# Would trapping heat in a vacuum flask on hot side of Peltier be effective to cool room?

Joined Sep 28, 2021
242
If I trap the heat on the hot side of Peltier using a vacuum flask where no heat can escape to the surroundings so that the room can get cooled faster. Would it reduces my Peltier's efficiency and damage it? Or must I remove the heat as much as possible from the hot side to improve its efficiency?

#### Sensacell

Joined Jun 19, 2012
3,064
1) Your Peltier unit is at best 3-5% efficient, it will always generate far more waste heat than its cooling power.

2) If you do not remove the heat from the hot side, it will overheat and fail.

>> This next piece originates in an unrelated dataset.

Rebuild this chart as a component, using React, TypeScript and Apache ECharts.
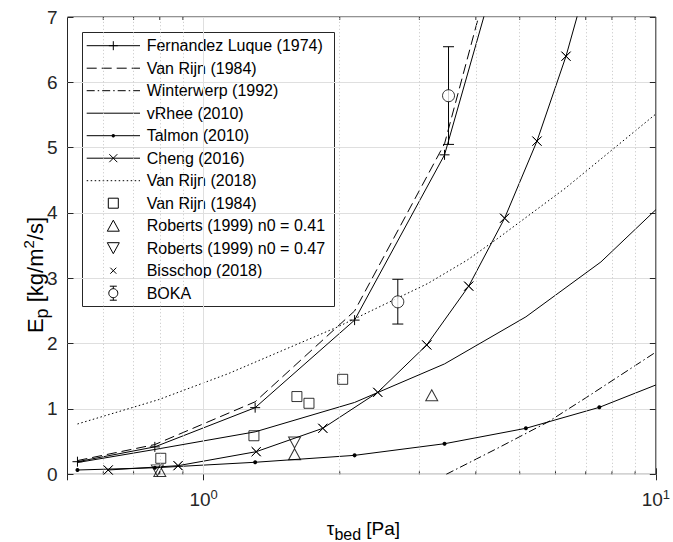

3) Heat flows from hot to cold- if you tried to "bottle it" - the best you could hope for is that the internal temp of your bottle would match the heat source.

#### crutschow

Joined Mar 14, 2008
30,747
If I trap the heat on the hot side of Peltier using a vacuum flask where no heat can escape to the surroundings so that the room can get cooled faster.
Why would you think that would help?
The Peltier removes heat from the cold side and moves it to the hot side (like an air conditioner).
The hotter the hot side gets, the poorer the transfer efficiency of the Peltier.

#### MrChips

Joined Oct 2, 2009
27,086
How does one trap heat?
What is heat?

Heat is thermal energy.
Where is this energy? Thermal energy is represented in the motion of atoms and molecules. You can transfer this energy via three mechanisms, conduction, convection, and radiation.

The efficiency of a Peltier device or TEC (thermo electric cooler) is dependent on the temperature difference between the hot side and the cold side. The heat energy on the hot side must be removed otherwise the temperature will rise and the device will be destroyed.

You remove the heat using conduction, convection, and radiation. You do not want to trap the heat.

Imagine that the TEC was mounted to an almost infinitely large heat sink or water tank.
The thermal capacity of the tank is so large that it will maintain the temperature of the hot side at the given ambient temperature. Furthermore, the tank itself does not rise in temperature and neither does the room.

This will work to cool the air in the room only if the thermal capacity of the air is lower than that of the tank. The overall net result is the total energy in the room rises because power has to be applied to the TEC to operate it.

#### Papabravo

Joined Feb 24, 2006
19,244
There are three laws of thermodynamics:
1. You cannot win
2. You cannot break even
3. You cannot get out of the game

#### Lo_volt

Joined Apr 3, 2014
275
MrChips' explanation is correct. To highlight, once you run a fixed current through a peltier, it attempts to maintain a fixed temperature difference between the hot side and the cold side. If you "bottle" the heat, the temperature inside the bottle will rise until it reaches the cold side temperature plus that temperature difference. When this happens it will no longer cool the cold side. Given the inefficiency of the peltier it will overheat and destroy itself.

It actually might work if you had a large enough bottle (maybe a few cubic meters in volume). However a freon based cooling system would be far more efficient at that size. There are heating and cooling systems that store heat for later use or for heating tap water.